**PROBLEM TO SOLVE:** Write out the material again exactly, please, and omit the pictures.

**PROVIDED DATA:**
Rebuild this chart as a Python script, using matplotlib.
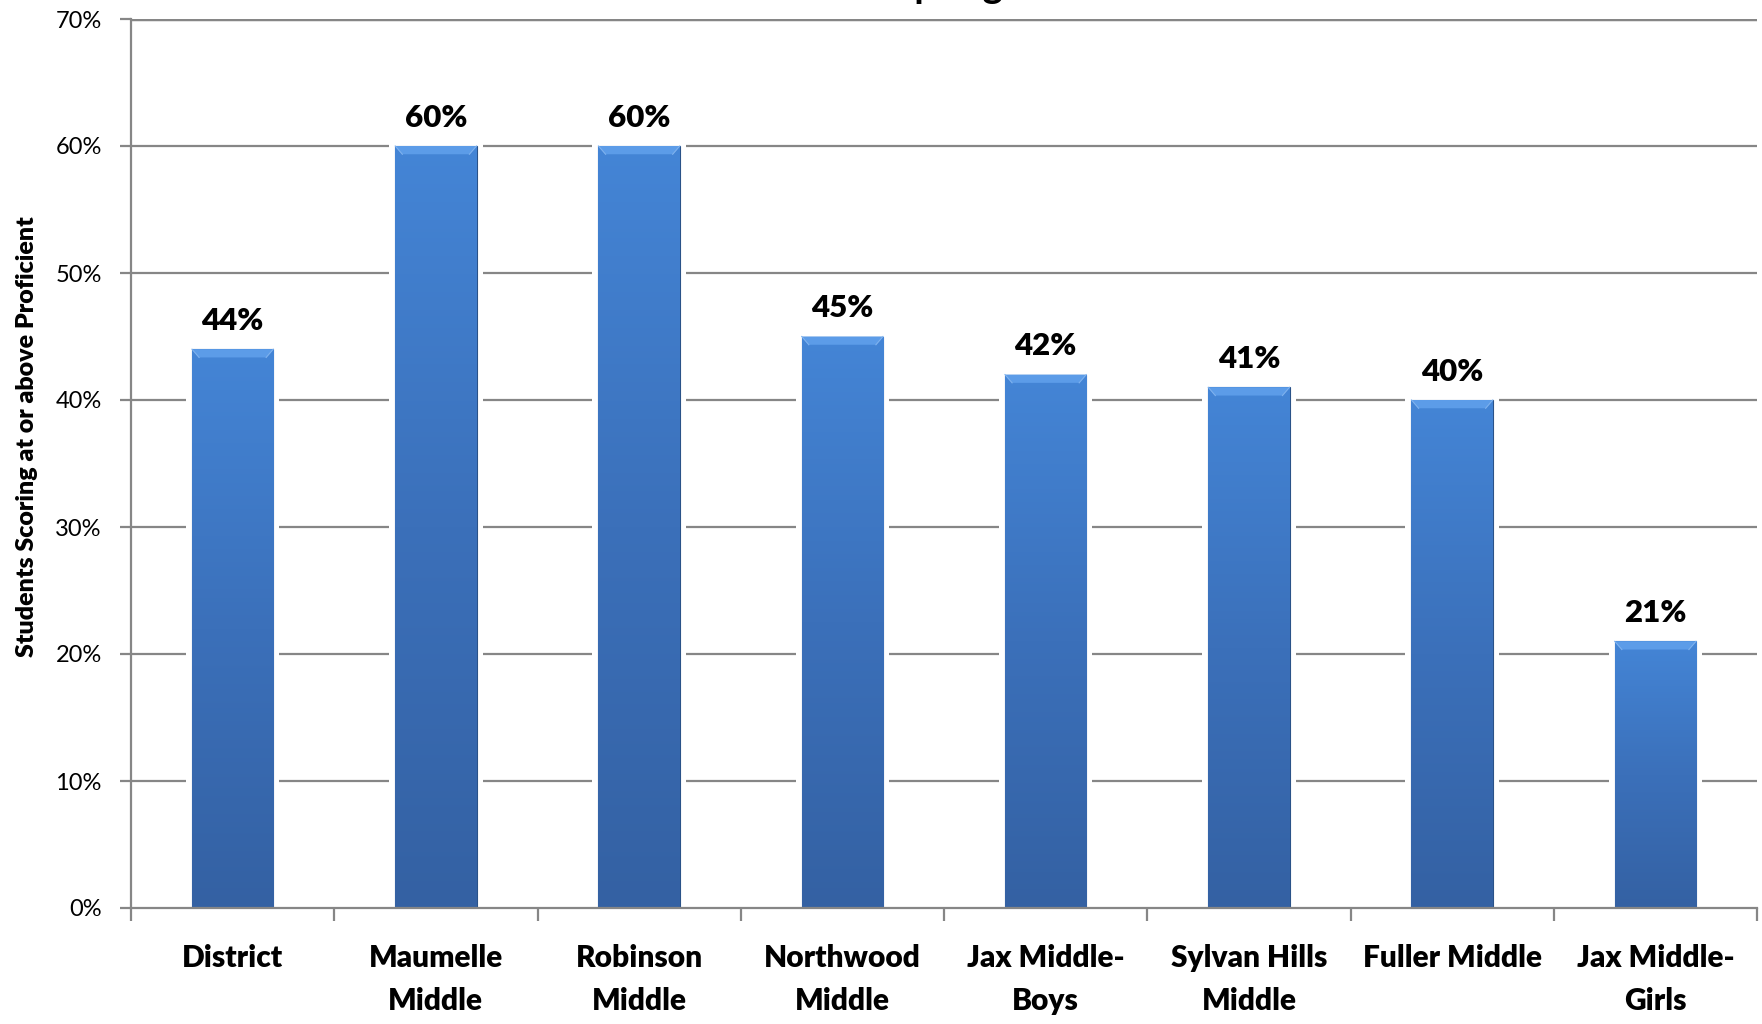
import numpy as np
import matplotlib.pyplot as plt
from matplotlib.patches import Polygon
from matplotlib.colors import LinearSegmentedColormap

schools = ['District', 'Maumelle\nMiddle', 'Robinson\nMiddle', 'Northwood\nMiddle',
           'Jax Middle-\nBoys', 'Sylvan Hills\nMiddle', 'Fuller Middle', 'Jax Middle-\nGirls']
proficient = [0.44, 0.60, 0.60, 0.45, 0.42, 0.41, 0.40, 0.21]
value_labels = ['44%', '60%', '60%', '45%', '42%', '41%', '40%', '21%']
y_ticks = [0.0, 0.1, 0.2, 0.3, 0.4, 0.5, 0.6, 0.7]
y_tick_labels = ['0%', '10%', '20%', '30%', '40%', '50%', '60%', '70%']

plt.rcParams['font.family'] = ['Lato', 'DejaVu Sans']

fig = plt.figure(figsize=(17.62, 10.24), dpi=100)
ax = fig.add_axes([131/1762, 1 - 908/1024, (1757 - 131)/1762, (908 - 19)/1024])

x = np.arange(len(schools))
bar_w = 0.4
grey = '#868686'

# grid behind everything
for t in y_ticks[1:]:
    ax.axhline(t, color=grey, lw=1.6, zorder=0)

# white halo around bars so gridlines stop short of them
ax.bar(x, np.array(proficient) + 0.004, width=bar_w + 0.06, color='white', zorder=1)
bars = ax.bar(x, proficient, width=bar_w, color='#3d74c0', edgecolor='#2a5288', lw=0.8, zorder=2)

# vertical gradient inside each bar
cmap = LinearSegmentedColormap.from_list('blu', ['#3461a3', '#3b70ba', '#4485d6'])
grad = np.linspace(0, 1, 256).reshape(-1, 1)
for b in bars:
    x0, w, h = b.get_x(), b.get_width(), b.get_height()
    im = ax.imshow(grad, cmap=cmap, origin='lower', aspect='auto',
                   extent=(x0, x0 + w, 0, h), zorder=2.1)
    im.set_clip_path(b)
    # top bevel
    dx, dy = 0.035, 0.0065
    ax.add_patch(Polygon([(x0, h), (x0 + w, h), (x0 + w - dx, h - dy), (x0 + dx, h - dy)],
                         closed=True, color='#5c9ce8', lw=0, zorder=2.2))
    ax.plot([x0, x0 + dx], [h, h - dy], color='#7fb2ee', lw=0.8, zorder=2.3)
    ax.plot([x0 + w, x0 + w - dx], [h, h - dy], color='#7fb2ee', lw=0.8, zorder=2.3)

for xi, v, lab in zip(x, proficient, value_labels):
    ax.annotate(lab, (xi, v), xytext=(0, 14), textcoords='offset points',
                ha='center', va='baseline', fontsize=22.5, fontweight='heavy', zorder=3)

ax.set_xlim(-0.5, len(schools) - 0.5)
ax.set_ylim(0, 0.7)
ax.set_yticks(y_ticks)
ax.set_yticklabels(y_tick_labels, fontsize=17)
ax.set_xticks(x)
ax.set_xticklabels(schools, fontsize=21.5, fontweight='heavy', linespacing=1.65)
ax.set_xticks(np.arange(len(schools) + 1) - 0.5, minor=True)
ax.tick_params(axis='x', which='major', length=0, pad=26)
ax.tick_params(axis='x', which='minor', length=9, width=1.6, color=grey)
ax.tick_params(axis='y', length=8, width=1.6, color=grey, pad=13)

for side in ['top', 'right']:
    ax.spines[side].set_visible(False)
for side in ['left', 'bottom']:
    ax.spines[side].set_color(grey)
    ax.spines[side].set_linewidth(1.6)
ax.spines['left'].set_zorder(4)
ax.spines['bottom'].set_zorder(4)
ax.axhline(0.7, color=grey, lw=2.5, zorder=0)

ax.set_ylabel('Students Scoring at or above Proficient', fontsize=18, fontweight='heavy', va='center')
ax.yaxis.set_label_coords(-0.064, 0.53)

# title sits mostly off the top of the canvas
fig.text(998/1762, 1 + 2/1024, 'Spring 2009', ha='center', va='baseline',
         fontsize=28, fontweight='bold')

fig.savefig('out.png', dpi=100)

**WORKED ANSWER:**
Rebuild this chart as a Python script, using matplotlib.
import numpy as np
import matplotlib.pyplot as plt
from matplotlib.patches import Polygon
from matplotlib.colors import LinearSegmentedColormap

schools = ['District', 'Maumelle\nMiddle', 'Robinson\nMiddle', 'Northwood\nMiddle',
           'Jax Middle-\nBoys', 'Sylvan Hills\nMiddle', 'Fuller Middle', 'Jax Middle-\nGirls']
proficient = [0.44, 0.60, 0.60, 0.45, 0.42, 0.41, 0.40, 0.21]
value_labels = ['44%', '60%', '60%', '45%', '42%', '41%', '40%', '21%']
y_ticks = [0.0, 0.1, 0.2, 0.3, 0.4, 0.5, 0.6, 0.7]
y_tick_labels = ['0%', '10%', '20%', '30%', '40%', '50%', '60%', '70%']

plt.rcParams['font.family'] = ['Lato', 'DejaVu Sans']

fig = plt.figure(figsize=(17.62, 10.24), dpi=100)
ax = fig.add_axes([131/1762, 1 - 908/1024, (1757 - 131)/1762, (908 - 19)/1024])

x = np.arange(len(schools))
bar_w = 0.4
grey = '#868686'

# grid behind everything
for t in y_ticks[1:]:
    ax.axhline(t, color=grey, lw=1.6, zorder=0)

# white halo around bars so gridlines stop short of them
ax.bar(x, np.array(proficient) + 0.004, width=bar_w + 0.06, color='white', zorder=1)
bars = ax.bar(x, proficient, width=bar_w, color='#3d74c0', edgecolor='#2a5288', lw=0.8, zorder=2)

# vertical gradient inside each bar
cmap = LinearSegmentedColormap.from_list('blu', ['#3461a3', '#3b70ba', '#4485d6'])
grad = np.linspace(0, 1, 256).reshape(-1, 1)
for b in bars:
    x0, w, h = b.get_x(), b.get_width(), b.get_height()
    im = ax.imshow(grad, cmap=cmap, origin='lower', aspect='auto',
                   extent=(x0, x0 + w, 0, h), zorder=2.1)
    im.set_clip_path(b)
    # top bevel
    dx, dy = 0.035, 0.0065
    ax.add_patch(Polygon([(x0, h), (x0 + w, h), (x0 + w - dx, h - dy), (x0 + dx, h - dy)],
                         closed=True, color='#5c9ce8', lw=0, zorder=2.2))
    ax.plot([x0, x0 + dx], [h, h - dy], color='#7fb2ee', lw=0.8, zorder=2.3)
    ax.plot([x0 + w, x0 + w - dx], [h, h - dy], color='#7fb2ee', lw=0.8, zorder=2.3)

for xi, v, lab in zip(x, proficient, value_labels):
    ax.annotate(lab, (xi, v), xytext=(0, 14), textcoords='offset points',
                ha='center', va='baseline', fontsize=22.5, fontweight='heavy', zorder=3)

ax.set_xlim(-0.5, len(schools) - 0.5)
ax.set_ylim(0, 0.7)
ax.set_yticks(y_ticks)
ax.set_yticklabels(y_tick_labels, fontsize=17)
ax.set_xticks(x)
ax.set_xticklabels(schools, fontsize=21.5, fontweight='heavy', linespacing=1.65)
ax.set_xticks(np.arange(len(schools) + 1) - 0.5, minor=True)
ax.tick_params(axis='x', which='major', length=0, pad=26)
ax.tick_params(axis='x', which='minor', length=9, width=1.6, color=grey)
ax.tick_params(axis='y', length=8, width=1.6, color=grey, pad=13)

for side in ['top', 'right']:
    ax.spines[side].set_visible(False)
for side in ['left', 'bottom']:
    ax.spines[side].set_color(grey)
    ax.spines[side].set_linewidth(1.6)
ax.spines['left'].set_zorder(4)
ax.spines['bottom'].set_zorder(4)
ax.axhline(0.7, color=grey, lw=2.5, zorder=0)

ax.set_ylabel('Students Scoring at or above Proficient', fontsize=18, fontweight='heavy', va='center')
ax.yaxis.set_label_coords(-0.064, 0.53)

# title sits mostly off the top of the canvas
fig.text(998/1762, 1 + 2/1024, 'Spring 2009', ha='center', va='baseline',
         fontsize=28, fontweight='bold')

fig.savefig('out.png', dpi=100)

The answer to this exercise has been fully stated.